Что между ризницей и ключарем есть прямая связь, откроется мне еще позднее. А пока не упустить бы из виду важное событие: вскоре после нашего с Золиком отъезда именно Остап Шруб подымал мраморное надгробие у стен Софии, выравнивая осевший грунт. Ну, не сам, конечно, ворочал эти глыбы… Под его патронатом собралось тогда немало добровольцев: они очищали Авгиевы конюшни в северном приделе Софийского собора, воспламененные идеей – открыть в Тобольске первую картинную галерею. И доподлинно знаю, что перед этой инженерной акцией Остап основательно консультировался у Федора Георгиевича Дубровина, московского реставратора, который каждое лето приезжал в наше захолустье вести работы в кремле.

Случилось непредвиденное: воспоминания о тех далеких днях прихватили меня в тот миг, когда я хотела просто-напросто объяснить, почему так встрепенулась от полузабытого слова «ключарь». Беседовала с тоболячкой по краеведческому поводу, а она вдруг объясняет: «Так это мой прадед здесь похоронен – Николай Дмитриевич Скосырев, протоиерей, прослуживший настоятелем Софийского собора 27 лет. Он был ключарем и Софии, и ризницы, то есть хранителем фондов, как сказали бы сейчас». Тут уж становится понятно, что только за исключительные заслуги протоиерей мог упокоиться навеки вблизи храмового алтаря.

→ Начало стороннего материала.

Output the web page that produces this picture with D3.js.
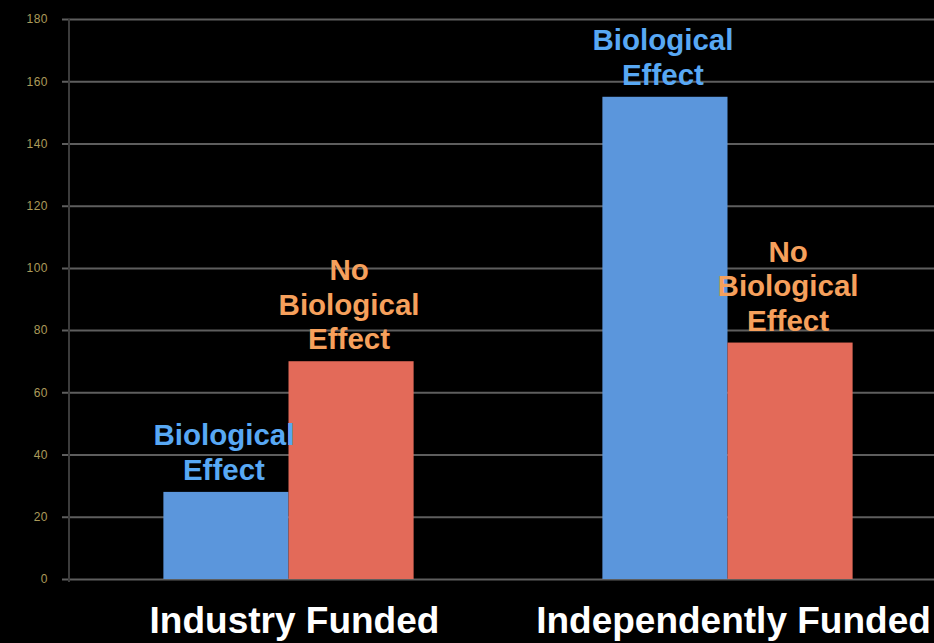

С правнучкой ключаря Ольгой Ивановной Ососовой нам еще предстоит знакомство подробней, а меня ассоциации от слова «ключарь» кинули в прошлое, видимо, неспроста. Ведь именно Остап Шруб открыл глаза мне, молодой верхоглядке, на застенчивую красоту умирания, на эти осколки былого архитектурного величия, зарастающие лопухом и чертополохом.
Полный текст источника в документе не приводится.